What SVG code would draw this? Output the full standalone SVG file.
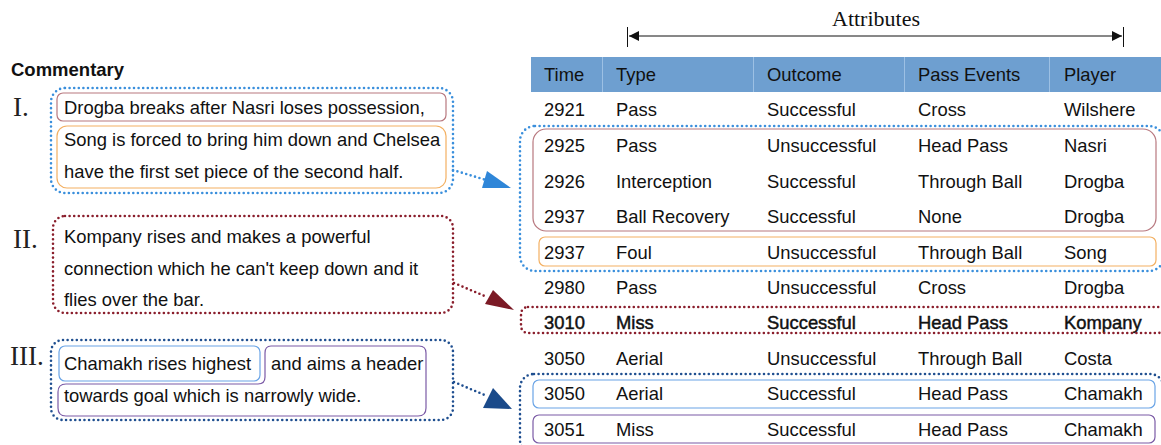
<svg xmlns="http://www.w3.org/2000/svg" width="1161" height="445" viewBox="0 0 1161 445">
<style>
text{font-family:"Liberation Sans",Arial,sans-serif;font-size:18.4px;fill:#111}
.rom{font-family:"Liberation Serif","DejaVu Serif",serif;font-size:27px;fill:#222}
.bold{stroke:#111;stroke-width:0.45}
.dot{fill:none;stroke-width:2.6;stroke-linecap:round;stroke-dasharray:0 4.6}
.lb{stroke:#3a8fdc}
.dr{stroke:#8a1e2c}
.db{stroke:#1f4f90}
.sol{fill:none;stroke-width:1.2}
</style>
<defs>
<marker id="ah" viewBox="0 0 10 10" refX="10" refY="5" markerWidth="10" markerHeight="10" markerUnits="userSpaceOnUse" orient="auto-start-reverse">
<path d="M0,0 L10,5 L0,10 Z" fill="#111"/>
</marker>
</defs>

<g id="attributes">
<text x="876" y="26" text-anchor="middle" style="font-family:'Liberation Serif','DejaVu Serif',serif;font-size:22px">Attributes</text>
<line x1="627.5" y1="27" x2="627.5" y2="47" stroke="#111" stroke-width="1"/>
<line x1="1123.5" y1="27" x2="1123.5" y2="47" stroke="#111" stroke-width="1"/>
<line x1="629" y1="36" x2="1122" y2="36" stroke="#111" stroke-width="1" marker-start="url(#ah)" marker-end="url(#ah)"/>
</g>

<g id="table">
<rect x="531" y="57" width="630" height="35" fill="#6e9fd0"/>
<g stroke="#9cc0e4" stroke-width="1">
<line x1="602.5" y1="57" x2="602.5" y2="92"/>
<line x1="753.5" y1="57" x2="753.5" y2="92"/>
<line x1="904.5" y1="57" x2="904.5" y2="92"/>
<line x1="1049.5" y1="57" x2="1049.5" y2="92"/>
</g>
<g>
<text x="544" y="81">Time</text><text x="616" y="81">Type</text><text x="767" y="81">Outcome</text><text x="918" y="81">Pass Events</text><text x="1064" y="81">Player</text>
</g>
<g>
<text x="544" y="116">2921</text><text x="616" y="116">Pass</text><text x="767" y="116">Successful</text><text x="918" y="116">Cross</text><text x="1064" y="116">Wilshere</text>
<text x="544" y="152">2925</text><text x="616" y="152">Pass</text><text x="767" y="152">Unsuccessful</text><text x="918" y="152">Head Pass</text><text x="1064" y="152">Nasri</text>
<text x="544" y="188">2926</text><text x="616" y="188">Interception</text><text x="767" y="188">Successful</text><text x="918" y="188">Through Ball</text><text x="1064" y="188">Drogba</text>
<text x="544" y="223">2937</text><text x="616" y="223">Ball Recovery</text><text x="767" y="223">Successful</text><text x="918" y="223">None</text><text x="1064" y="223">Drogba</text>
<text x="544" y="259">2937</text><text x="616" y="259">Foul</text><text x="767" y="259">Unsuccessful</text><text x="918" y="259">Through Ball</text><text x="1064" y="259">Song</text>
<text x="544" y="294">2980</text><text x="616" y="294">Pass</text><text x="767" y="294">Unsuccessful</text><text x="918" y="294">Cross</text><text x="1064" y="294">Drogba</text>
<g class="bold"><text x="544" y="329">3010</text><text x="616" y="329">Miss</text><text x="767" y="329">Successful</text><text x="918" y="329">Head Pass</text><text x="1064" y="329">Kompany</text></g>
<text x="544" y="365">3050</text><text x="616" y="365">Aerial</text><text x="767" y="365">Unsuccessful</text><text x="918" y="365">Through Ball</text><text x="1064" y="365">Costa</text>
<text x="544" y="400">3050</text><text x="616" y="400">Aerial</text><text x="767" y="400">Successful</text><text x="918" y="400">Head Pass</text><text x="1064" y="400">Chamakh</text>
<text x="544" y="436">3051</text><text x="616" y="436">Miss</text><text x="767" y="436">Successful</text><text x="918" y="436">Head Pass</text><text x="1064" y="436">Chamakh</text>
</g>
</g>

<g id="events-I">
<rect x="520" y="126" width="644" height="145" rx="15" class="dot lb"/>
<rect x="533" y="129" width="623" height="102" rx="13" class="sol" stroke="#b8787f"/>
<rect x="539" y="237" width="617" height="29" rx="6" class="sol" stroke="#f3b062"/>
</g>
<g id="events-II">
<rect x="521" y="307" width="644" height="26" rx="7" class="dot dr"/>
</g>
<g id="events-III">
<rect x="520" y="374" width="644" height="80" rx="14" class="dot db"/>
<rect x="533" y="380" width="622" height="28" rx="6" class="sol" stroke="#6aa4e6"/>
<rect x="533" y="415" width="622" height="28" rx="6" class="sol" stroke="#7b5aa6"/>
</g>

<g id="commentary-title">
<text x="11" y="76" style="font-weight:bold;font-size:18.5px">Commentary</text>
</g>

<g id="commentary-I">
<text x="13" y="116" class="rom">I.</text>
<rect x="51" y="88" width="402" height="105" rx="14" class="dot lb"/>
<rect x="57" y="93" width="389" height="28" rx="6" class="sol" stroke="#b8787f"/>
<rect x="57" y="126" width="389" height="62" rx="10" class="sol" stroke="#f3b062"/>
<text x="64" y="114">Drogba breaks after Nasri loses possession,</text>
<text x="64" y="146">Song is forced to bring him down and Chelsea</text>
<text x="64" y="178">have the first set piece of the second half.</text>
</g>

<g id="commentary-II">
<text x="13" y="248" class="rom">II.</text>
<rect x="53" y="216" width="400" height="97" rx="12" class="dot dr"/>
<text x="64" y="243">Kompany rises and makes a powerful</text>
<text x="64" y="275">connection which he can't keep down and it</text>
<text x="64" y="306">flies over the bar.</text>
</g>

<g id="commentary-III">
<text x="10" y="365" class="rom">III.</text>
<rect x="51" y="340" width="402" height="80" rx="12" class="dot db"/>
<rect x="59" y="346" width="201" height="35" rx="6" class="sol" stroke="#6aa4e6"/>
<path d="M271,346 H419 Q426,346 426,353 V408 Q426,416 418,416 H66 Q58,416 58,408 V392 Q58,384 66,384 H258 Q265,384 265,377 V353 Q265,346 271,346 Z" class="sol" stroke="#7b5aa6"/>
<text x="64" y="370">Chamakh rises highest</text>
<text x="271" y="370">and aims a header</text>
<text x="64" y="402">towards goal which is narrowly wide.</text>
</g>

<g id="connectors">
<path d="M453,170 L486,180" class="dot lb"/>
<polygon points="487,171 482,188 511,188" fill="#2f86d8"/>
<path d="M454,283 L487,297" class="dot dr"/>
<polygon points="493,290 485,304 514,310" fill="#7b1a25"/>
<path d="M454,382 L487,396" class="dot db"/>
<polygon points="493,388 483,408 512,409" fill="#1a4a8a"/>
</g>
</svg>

◆ ◆ ◆

-- What this task involves --
Set down the material exactly, every line of it, except for the pictures.

-- Task solution --
What SVG code would draw this? Output the full standalone SVG file.
<svg xmlns="http://www.w3.org/2000/svg" width="1161" height="445" viewBox="0 0 1161 445">
<style>
text{font-family:"Liberation Sans",Arial,sans-serif;font-size:18.4px;fill:#111}
.rom{font-family:"Liberation Serif","DejaVu Serif",serif;font-size:27px;fill:#222}
.bold{stroke:#111;stroke-width:0.45}
.dot{fill:none;stroke-width:2.6;stroke-linecap:round;stroke-dasharray:0 4.6}
.lb{stroke:#3a8fdc}
.dr{stroke:#8a1e2c}
.db{stroke:#1f4f90}
.sol{fill:none;stroke-width:1.2}
</style>
<defs>
<marker id="ah" viewBox="0 0 10 10" refX="10" refY="5" markerWidth="10" markerHeight="10" markerUnits="userSpaceOnUse" orient="auto-start-reverse">
<path d="M0,0 L10,5 L0,10 Z" fill="#111"/>
</marker>
</defs>

<g id="attributes">
<text x="876" y="26" text-anchor="middle" style="font-family:'Liberation Serif','DejaVu Serif',serif;font-size:22px">Attributes</text>
<line x1="627.5" y1="27" x2="627.5" y2="47" stroke="#111" stroke-width="1"/>
<line x1="1123.5" y1="27" x2="1123.5" y2="47" stroke="#111" stroke-width="1"/>
<line x1="629" y1="36" x2="1122" y2="36" stroke="#111" stroke-width="1" marker-start="url(#ah)" marker-end="url(#ah)"/>
</g>

<g id="table">
<rect x="531" y="57" width="630" height="35" fill="#6e9fd0"/>
<g stroke="#9cc0e4" stroke-width="1">
<line x1="602.5" y1="57" x2="602.5" y2="92"/>
<line x1="753.5" y1="57" x2="753.5" y2="92"/>
<line x1="904.5" y1="57" x2="904.5" y2="92"/>
<line x1="1049.5" y1="57" x2="1049.5" y2="92"/>
</g>
<g>
<text x="544" y="81">Time</text><text x="616" y="81">Type</text><text x="767" y="81">Outcome</text><text x="918" y="81">Pass Events</text><text x="1064" y="81">Player</text>
</g>
<g>
<text x="544" y="116">2921</text><text x="616" y="116">Pass</text><text x="767" y="116">Successful</text><text x="918" y="116">Cross</text><text x="1064" y="116">Wilshere</text>
<text x="544" y="152">2925</text><text x="616" y="152">Pass</text><text x="767" y="152">Unsuccessful</text><text x="918" y="152">Head Pass</text><text x="1064" y="152">Nasri</text>
<text x="544" y="188">2926</text><text x="616" y="188">Interception</text><text x="767" y="188">Successful</text><text x="918" y="188">Through Ball</text><text x="1064" y="188">Drogba</text>
<text x="544" y="223">2937</text><text x="616" y="223">Ball Recovery</text><text x="767" y="223">Successful</text><text x="918" y="223">None</text><text x="1064" y="223">Drogba</text>
<text x="544" y="259">2937</text><text x="616" y="259">Foul</text><text x="767" y="259">Unsuccessful</text><text x="918" y="259">Through Ball</text><text x="1064" y="259">Song</text>
<text x="544" y="294">2980</text><text x="616" y="294">Pass</text><text x="767" y="294">Unsuccessful</text><text x="918" y="294">Cross</text><text x="1064" y="294">Drogba</text>
<g class="bold"><text x="544" y="329">3010</text><text x="616" y="329">Miss</text><text x="767" y="329">Successful</text><text x="918" y="329">Head Pass</text><text x="1064" y="329">Kompany</text></g>
<text x="544" y="365">3050</text><text x="616" y="365">Aerial</text><text x="767" y="365">Unsuccessful</text><text x="918" y="365">Through Ball</text><text x="1064" y="365">Costa</text>
<text x="544" y="400">3050</text><text x="616" y="400">Aerial</text><text x="767" y="400">Successful</text><text x="918" y="400">Head Pass</text><text x="1064" y="400">Chamakh</text>
<text x="544" y="436">3051</text><text x="616" y="436">Miss</text><text x="767" y="436">Successful</text><text x="918" y="436">Head Pass</text><text x="1064" y="436">Chamakh</text>
</g>
</g>

<g id="events-I">
<rect x="520" y="126" width="644" height="145" rx="15" class="dot lb"/>
<rect x="533" y="129" width="623" height="102" rx="13" class="sol" stroke="#b8787f"/>
<rect x="539" y="237" width="617" height="29" rx="6" class="sol" stroke="#f3b062"/>
</g>
<g id="events-II">
<rect x="521" y="307" width="644" height="26" rx="7" class="dot dr"/>
</g>
<g id="events-III">
<rect x="520" y="374" width="644" height="80" rx="14" class="dot db"/>
<rect x="533" y="380" width="622" height="28" rx="6" class="sol" stroke="#6aa4e6"/>
<rect x="533" y="415" width="622" height="28" rx="6" class="sol" stroke="#7b5aa6"/>
</g>

<g id="commentary-title">
<text x="11" y="76" style="font-weight:bold;font-size:18.5px">Commentary</text>
</g>

<g id="commentary-I">
<text x="13" y="116" class="rom">I.</text>
<rect x="51" y="88" width="402" height="105" rx="14" class="dot lb"/>
<rect x="57" y="93" width="389" height="28" rx="6" class="sol" stroke="#b8787f"/>
<rect x="57" y="126" width="389" height="62" rx="10" class="sol" stroke="#f3b062"/>
<text x="64" y="114">Drogba breaks after Nasri loses possession,</text>
<text x="64" y="146">Song is forced to bring him down and Chelsea</text>
<text x="64" y="178">have the first set piece of the second half.</text>
</g>

<g id="commentary-II">
<text x="13" y="248" class="rom">II.</text>
<rect x="53" y="216" width="400" height="97" rx="12" class="dot dr"/>
<text x="64" y="243">Kompany rises and makes a powerful</text>
<text x="64" y="275">connection which he can't keep down and it</text>
<text x="64" y="306">flies over the bar.</text>
</g>

<g id="commentary-III">
<text x="10" y="365" class="rom">III.</text>
<rect x="51" y="340" width="402" height="80" rx="12" class="dot db"/>
<rect x="59" y="346" width="201" height="35" rx="6" class="sol" stroke="#6aa4e6"/>
<path d="M271,346 H419 Q426,346 426,353 V408 Q426,416 418,416 H66 Q58,416 58,408 V392 Q58,384 66,384 H258 Q265,384 265,377 V353 Q265,346 271,346 Z" class="sol" stroke="#7b5aa6"/>
<text x="64" y="370">Chamakh rises highest</text>
<text x="271" y="370">and aims a header</text>
<text x="64" y="402">towards goal which is narrowly wide.</text>
</g>

<g id="connectors">
<path d="M453,170 L486,180" class="dot lb"/>
<polygon points="487,171 482,188 511,188" fill="#2f86d8"/>
<path d="M454,283 L487,297" class="dot dr"/>
<polygon points="493,290 485,304 514,310" fill="#7b1a25"/>
<path d="M454,382 L487,396" class="dot db"/>
<polygon points="493,388 483,408 512,409" fill="#1a4a8a"/>
</g>
</svg>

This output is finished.